Partners of Trinidad's Atlantic LNG project agree to ownership revamp

Port of Spain, Dec 6 (Reuters) - The partners of Trinidad and Tobago's Atlantic LNG project, the largest liquefied natural gas export facility in the Caribbean, on Tuesday agreed to restructure ownership with the state gas firm gaining shares and a Chinese firm leaving stakes on hold.

Atlantic LNG's first of four liquefaction trains suspended operations in late 2020 despite strong global LNG demand due to of a lack of natural gas supply from Trinidad's offshore fields.

Under the revamp that took four years of negotiations, Trinidad's National Gas Company (NGC) expanded its ownership by taking shares in all four of the facility's liquefaction trains. Previously it had shares in just two of them. Chinese Investment Corp, which owns about 10% in train one, no longer has an active stake since parties agreed that unit will remain shut for the near future.

The other members of the consortium  BP, Shell, and NGC – remain as owners of the three active liquefaction trains. The government said this arrangement allows it to get more revenue from LNG exports while simplifying the project's structure.

The deal, under which Shell and BP reduced participation in two trains, consolidates the Atlantic LNG's joint ventures into a unitized facility held by one joint venture with a common ownership and commercial framework for gas supply, processing, LNG production and natural gas liquids offtake.

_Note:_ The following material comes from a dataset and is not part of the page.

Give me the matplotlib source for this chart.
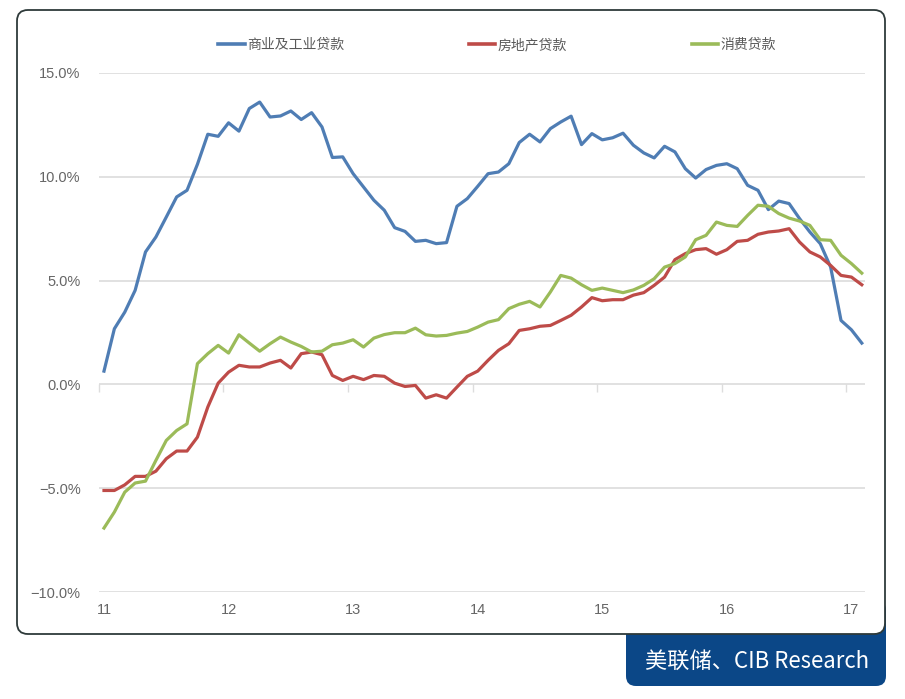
import numpy as np
import matplotlib
matplotlib.use("Agg")
import matplotlib.pyplot as plt
from matplotlib.patches import FancyBboxPatch

# ---------------- data (monthly, Jan 2011 - Feb 2017, % y/y) ----------------
year_labels = ["11", "12", "13", "14", "15", "16", "17"]
series_names = ["商业及工业贷款", "房地产贷款", "消费贷款"]

ci_loans = [
    0.64, 2.68, 3.48, 4.53, 6.38, 7.10, 8.06, 9.03, 9.35, 10.60, 12.05, 11.95,
    12.60, 12.20, 13.29, 13.60, 12.88, 12.93, 13.17, 12.76, 13.09, 12.40, 10.93, 10.96,
    10.15, 9.51, 8.87, 8.39, 7.55, 7.37, 6.89, 6.94, 6.78, 6.83, 8.58, 8.95,
    9.54, 10.15, 10.23, 10.63, 11.65, 12.05, 11.68, 12.32, 12.64, 12.92, 11.55, 12.08,
    11.78, 11.88, 12.10, 11.52, 11.15, 10.91, 11.47, 11.20, 10.39, 9.94, 10.35, 10.55,
    10.63, 10.39, 9.59, 9.35, 8.42, 8.83, 8.71, 7.99, 7.34, 6.78, 5.65, 3.08,
    2.63, 1.99,
]
re_loans = [
    -5.11, -5.11, -4.84, -4.43, -4.43, -4.18, -3.58, -3.21, -3.21, -2.54, -1.09, 0.06,
    0.59, 0.92, 0.84, 0.84, 1.03, 1.16, 0.79, 1.48, 1.56, 1.43, 0.43, 0.19,
    0.39, 0.23, 0.43, 0.39, 0.06, -0.10, -0.05, -0.66, -0.50, -0.66, -0.13, 0.39,
    0.64, 1.16, 1.64, 1.96, 2.60, 2.68, 2.80, 2.84, 3.08, 3.33, 3.73, 4.18,
    4.03, 4.08, 4.08, 4.30, 4.42, 4.77, 5.17, 6.01, 6.30, 6.49, 6.54, 6.27,
    6.49, 6.89, 6.94, 7.23, 7.34, 7.39, 7.50, 6.86, 6.38, 6.14, 5.73, 5.25,
    5.17, 4.80,
]
consumer_loans = [
    -6.92, -6.15, -5.19, -4.75, -4.66, -3.66, -2.70, -2.22, -1.90, 1.00, 1.48, 1.88,
    1.51, 2.39, 1.99, 1.60, 1.96, 2.28, 2.04, 1.83, 1.56, 1.60, 1.91, 1.99,
    2.15, 1.80, 2.23, 2.40, 2.49, 2.49, 2.71, 2.39, 2.33, 2.36, 2.47, 2.55,
    2.76, 3.00, 3.12, 3.65, 3.86, 4.00, 3.73, 4.45, 5.25, 5.12, 4.80, 4.53,
    4.64, 4.53, 4.42, 4.55, 4.77, 5.09, 5.65, 5.82, 6.14, 6.97, 7.18, 7.82,
    7.66, 7.61, 8.14, 8.63, 8.58, 8.23, 8.01, 7.87, 7.66, 6.97, 6.94, 6.22,
    5.82, 5.36,
]
y_ticks = [-10, -5, 0, 5, 10, 15]

colors = ["#4F7DB4", "#BE4B48", "#9BBB59"]

# ---------------- figure ----------------
W, H = 905, 699
fig = plt.figure(figsize=(W / 100, H / 100), dpi=100)
fig.patch.set_facecolor("white")


def px_box(x0, y0, x1, y1):
    """pixel box (top-left origin) -> figure fraction (x, y, w, h)"""
    return x0 / W, 1 - y1 / H, (x1 - x0) / W, (y1 - y0) / H


# blue source box (behind)
bx, by, bw, bh = px_box(626, 600, 886, 686)
blue_box = FancyBboxPatch((bx, by), bw, bh, transform=fig.transFigure,
                          boxstyle="round,pad=0,rounding_size=0.011",
                          facecolor="#0B4787", edgecolor="none", zorder=-3,
                          mutation_aspect=W / H)
fig.patches.append(blue_box)

# white panel with dark border
px, py, pw, ph = px_box(17, 10, 885, 634)
panel = FancyBboxPatch((px, py), pw, ph, transform=fig.transFigure,
                       boxstyle="round,pad=0,rounding_size=0.012",
                       facecolor="white", edgecolor="#2E3A3A", linewidth=1.3,
                       zorder=-2, mutation_aspect=W / H)
fig.patches.append(panel)

fig.text(757 / W, 1 - 661 / H, "美联储、CIB Research", color="white",
         fontsize=16, family=["Noto Sans CJK SC", "DejaVu Sans"],
         ha="center", va="center")

# axes
x_left_px, x_right_px = 98.8, 864.9
ax = fig.add_axes([x_left_px / W, 1 - 592 / H, (x_right_px - x_left_px) / W, (592 - 73) / H])
ax.set_facecolor("none")

months = np.arange(len(ci_loans))
for vals, name, c in zip([ci_loans, re_loans, consumer_loans], series_names, colors):
    ax.plot(months, vals, color=c, lw=2.3, label=name, solid_joinstyle="round", zorder=3)

ax.set_xlim(-0.5, 73.3)
ax.set_ylim(-10, 15)
ax.set_yticks(y_ticks)
ax.set_yticklabels([f"{v:.1f}%".replace("-", "\u2212") for v in y_ticks])
ax.set_xticks(np.arange(len(year_labels)) * 12)
ax.set_xticklabels(year_labels)
ax.grid(axis="y", color="#D9D9D9", lw=1.1)
ax.set_axisbelow(True)
for s in ax.spines.values():
    s.set_visible(False)
ax.tick_params(axis="both", length=0, colors="#666666", labelsize=10.5)
ax.tick_params(axis="y", pad=13)
ax.tick_params(axis="x", pad=8)
for lab in ax.get_xticklabels() + ax.get_yticklabels():
    lab.set_family(["Liberation Sans", "DejaVu Sans"])

# small tick marks on the zero line
sec = ax.secondary_xaxis(10 / 25)
sec.set_xticks(np.arange(len(year_labels)) * 12 - 0.5)
sec.tick_params(axis="x", length=6, color="#DDDDDD", width=1.0, labelbottom=False)
sec.spines["bottom"].set_visible(False)

leg = ax.legend(loc="center", bbox_to_anchor=(497 / W, 1 - 45 / H), bbox_transform=fig.transFigure,
                ncol=3, frameon=False, handlelength=1.9, handletextpad=0.15,
                columnspacing=9.0,
                prop={"family": ["Noto Sans CJK SC", "DejaVu Sans"], "size": 10})
for t in leg.get_texts():
    t.set_color("#595959")
for l in leg.get_lines():
    l.set_linewidth(2.6)

fig.savefig("out.png", dpi=100, facecolor="white")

The pact allows the government to market its own LNG globally, the Caribbean country's Prime Minister Keith Rowley said.

Shell expects the revamp will lead to greater commercial certainty by freeing up billions of dollars in investment for exploration and production, said Eugene Okpere, the company's senior vice president and country chair for Trinidad. It will also help development of the Manatee project that holds 2.7 trillion cubic feet (TCF) of gas reserves on the Trinidad side and is part of the Loran/Manatee 10-TCF cross border field shared with Venezuela.

Trinidad forecasts $5 billion in energy exploration and production investment through 2026, Rowley added.

BP's president for Trinidad, David Campbell, said the agreement will result in market reflective pricing and increased government participation, allowing a more efficient operation.

Trinidad and Tobago contributes with 10% of BP's natural gas production worldwide, he said.